江橘白不停卷着练习本的角,「你又没高考过,你怎么知道高考后就能休息?」
「猜的。」
「我睡会儿,上课不用叫我。」
话是跟徐欒说的,旁边的江小梦听见了,回了句「好的呀」。
江橘白就是觉得烦,他不是想逃避,但他此刻確实没办法做到像以前那样坦荡地直视徐欒。
凡事对错尽在人心,江橘白对自己即将要做的,茫然无措。他不知道是不是对的,他只知道他应该这么做。
徐欒是鬼。
就衝着这一点,他就应该助阿爷和无畏子一臂之力。
徐欒冰凉的指尖沿着少年的鼻尖缓缓向上,滑过挺拔笔直的鼻樑,接着温柔地描了半圈清晰的眉骨。
江橘白的眼皮一直在抖,但眼皮底下的眼珠按捺住一次都没有动,可紧绷的麵皮可时不时颤一下的睫毛却骗不了人。
对方现在明显抗拒和自己交流?
为什么?
又在憋什么坏?
在学校里的几天,徐家院子里也发生了一件大事:徐美书向江泓丽提了离婚。
江泓丽还在医院里住着,人昏迷不醒,离婚协议书就送到了她所在的病房,徐美书很大方地给了数百万的补偿,江泓丽在昏迷中途醒来的几分钟时间,抖着手指签下了名字。
徐美书家是徐家镇的大户!富户,他们家有个什么风吹草动,左邻右舍把风一吹,镇上的人就都知道了。更別提还是离婚这种大事,更別提,那两天,有个年轻的漂亮姑娘总是从徐家大门进进出出。
江橘白听班里人说起时,他在用一些废弃的试卷叠纸船。
他一边叠,一边听着江小梦跟几个女生聊徐美书一家聊得热火朝天。
「真的啊?他老婆可还没出院呢。」
「骗你做什么?我妈闺蜜的妹妹就是那妇產科里的护士,还亲眼瞅了两眼那离婚协议书。」
「真没良心,我还以为他跟其他男的不一样,原来都是一样的货色。」
「他们唯一的儿子死了,现在他老婆也生不了,他估计只想要个孩子吧。」
「要个屁,我听说,他家昨天晚上被强盗打结,他被痛打了一顿,现在人在医院里半死不活的,估计是生不了孩子了。」
「啊?这强盗胆儿真肥。
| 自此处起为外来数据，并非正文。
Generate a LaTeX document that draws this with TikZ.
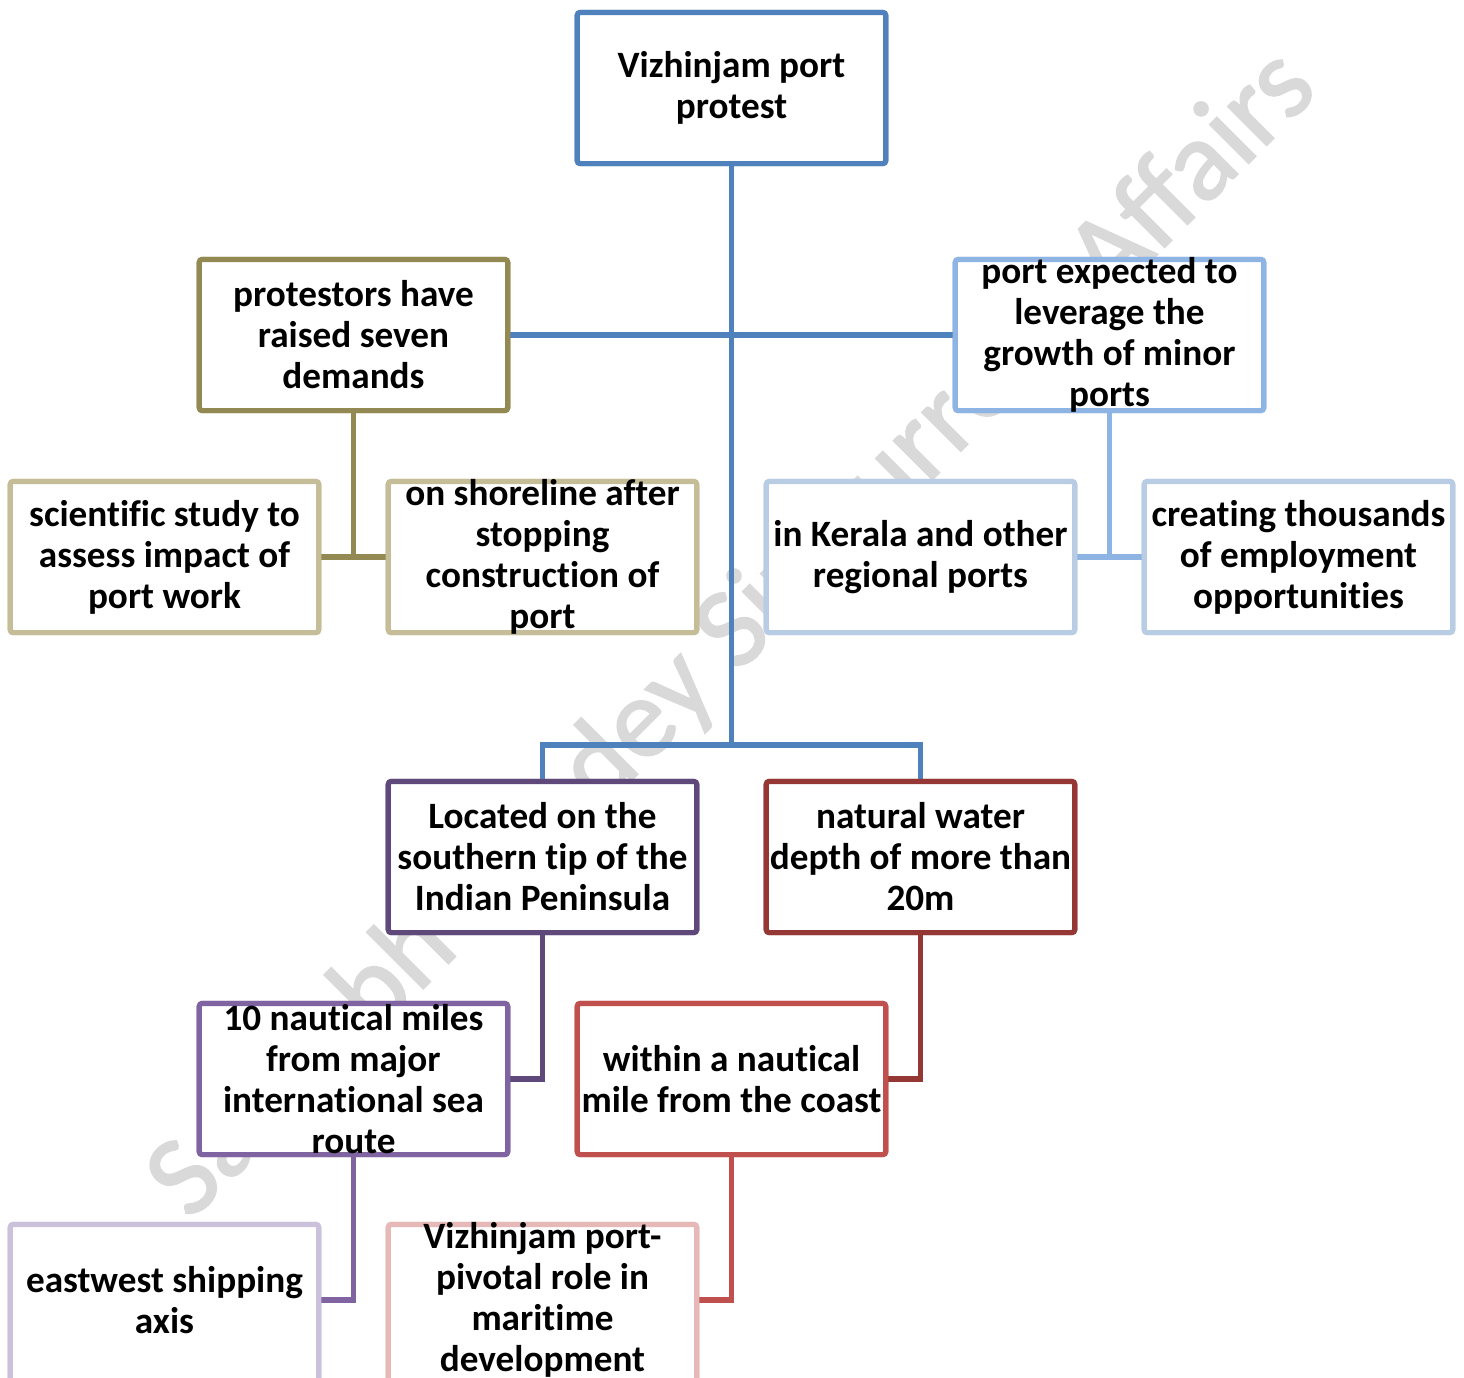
\documentclass[tikz,border=0pt]{standalone}
\usepackage{fontspec}
\setmainfont[Ligatures=NoCommon]{Carlito}
\newfontfamily\wmfont[FakeBold=1.5]{Carlito}
\definecolor{cTop}{HTML}{4F81BD}
\definecolor{cOlive}{HTML}{938953}
\definecolor{cTan}{HTML}{C4BD97}
\definecolor{cLB}{HTML}{8DB4E2}
\definecolor{cLLB}{HTML}{B8CCE4}
\definecolor{cPurD}{HTML}{5F497A}
\definecolor{cRedD}{HTML}{953735}
\definecolor{cPur}{HTML}{8064A2}
\definecolor{cRed}{HTML}{C0504D}
\definecolor{cPurL}{HTML}{CCC1DA}
\definecolor{cPink}{HTML}{E6B9B8}
\definecolor{cWm}{HTML}{D9D9D9}
\begin{document}
\begin{tikzpicture}[x=0.5pt,y=-0.5pt,
  box/.style={draw, fill=white, line width=2.6pt, rounded corners=1.5pt,
    minimum width=154.2pt, minimum height=75.6pt, inner sep=0pt},
  tallbox/.style={box, minimum height=90pt},
  txt/.style={align=center, inner sep=0pt,
    font=\fontsize{18.6}{20.5}\selectfont\bfseries},
  conn/.style={line width=2.6pt},
  wm/.style={font=\wmfont\fontsize{57.5}{57.5}\selectfont, text=cWm, inner sep=0pt}]
\clip (0,0) rectangle (1464,1378);
\fill[white] (0,0) rectangle (1464,1378);
% watermark
\node[wm, rotate=45, anchor=base west] (wm) at (190,1222) {Saurabh Pandey Sir Current Affairs};
% junction coordinates
\coordinate (j1) at (731.5,745);
\coordinate (j2) at (353.5,557);
\coordinate (j3) at (1109.5,557);
% box frames (positions)
\path
  (731.5,88)  node[box, draw=cTop]   (n1) {}
  (353.5,335) node[box, draw=cOlive] (n2) {}
  (1109.5,335) node[box, draw=cLB]   (n3) {}
  (164.5,557) node[box, draw=cTan]   (n4) {}
  (542.5,557) node[box, draw=cTan]   (n5) {}
  (920.5,557) node[box, draw=cLLB]   (n6) {}
  (1298.5,557) node[box, draw=cLLB]  (n7) {}
  (542.5,857) node[box, draw=cPurD]  (n8) {}
  (920.5,857) node[box, draw=cRedD]  (n9) {}
  (353.5,1079) node[box, draw=cPur]  (n10) {}
  (731.5,1079) node[box, draw=cRed]  (n11) {}
  (164.5,1314.4) node[tallbox, draw=cPurL] (n12) {}
  (542.5,1314.4) node[tallbox, draw=cPink] (n13) {};
% connectors
\draw[conn, cTop] (n1.south) -- (j1);
\draw[conn, cTop] (n8.north) |- (j1) -| (n9.north);
\draw[conn, cTop] (n2.east) -- (n3.west);
\draw[conn, cOlive] (n2.south) -- (j2);
\draw[conn, cOlive] (n4.east) -- (n5.west);
\draw[conn, cLB] (n3.south) -- (j3);
\draw[conn, cLB] (n6.east) -- (n7.west);
\draw[conn, cPurD] (n8.south) |- (n10.east);
\draw[conn, cRedD] (n9.south) |- (n11.east);
\draw[conn, cPur] (n10.south) |- (n12.east |- 0,1300);
\draw[conn, cRed] (n11.south) |- (n13.east |- 0,1300);
% redraw box frames on top of connectors
\path
  (731.5,88)  node[box, draw=cTop]   (b1) {}
  (353.5,335) node[box, draw=cOlive] (b2) {}
  (1109.5,335) node[box, draw=cLB]   (b3) {}
  (164.5,557) node[box, draw=cTan]   (b4) {}
  (542.5,557) node[box, draw=cTan]   (b5) {}
  (920.5,557) node[box, draw=cLLB]   (b6) {}
  (1298.5,557) node[box, draw=cLLB]  (b7) {}
  (542.5,857) node[box, draw=cPurD]  (b8) {}
  (920.5,857) node[box, draw=cRedD]  (b9) {}
  (353.5,1079) node[box, draw=cPur]  (b10) {}
  (731.5,1079) node[box, draw=cRed]  (b11) {}
  (164.5,1314.4) node[tallbox, draw=cPurL] (b12) {}
  (542.5,1314.4) node[tallbox, draw=cPink] (b13) {};
% texts
\node[txt] (t1) at (n1) {Vizhinjam port\\protest};
\node[txt] (t2) at (n2) {protestors have\\raised seven\\demands};
\node[txt] (t3) at (n3) {port expected to\\leverage the\\growth of minor\\ports};
\node[txt] (t4) at (n4) {scientific study to\\assess impact of\\port work};
\node[txt] (t5) at (n5) {on shoreline after\\stopping\\construction of\\port};
\node[txt] (t6) at (n6) {in Kerala and other\\regional ports};
\node[txt] (t7) at (n7) {creating thousands\\of employment\\opportunities};
\node[txt] (t8) at (n8) {Located on the\\southern tip of the\\Indian Peninsula};
\node[txt] (t9) at (n9) {natural water\\depth of more than\\20m};
\node[txt] (t10) at (n10) {10 nautical miles\\from major\\international sea\\route};
\node[txt] (t11) at (n11) {within a nautical\\mile from the coast};
\node[txt] (t12) at (164.5,1300) {eastwest shipping\\axis};
\node[txt] (t13) at (542.5,1300) {Vizhinjam port-\\pivotal role in\\maritime\\development};
\end{tikzpicture}
\end{document}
」
江橘白沉默不语叠了几只纸船,拆开后重新叠,叠成了千纸鹤。
恶鬼的戾气和人类的戾气,根本不是同一种產物。
徐欒杀了很多人。
江橘白不知道徐欒以后还会不会杀更多的人,也包括杀了自己。
他拿着杯子的手都在抖,他接了大半杯的热水,撕开小卖部买的一包香芋奶茶粉,全倒了进去,倒进去后,他给杯子拧上盖,握着杯身使劲摇晃。
摇匀后,他靠在楼道里,拧开杯盖,香芋甜腻的香气衝击得人眼前发晕。
江橘白飞快从口袋里拿出提前装好的符纸塞进了杯子,它一碰着液体,就融化了。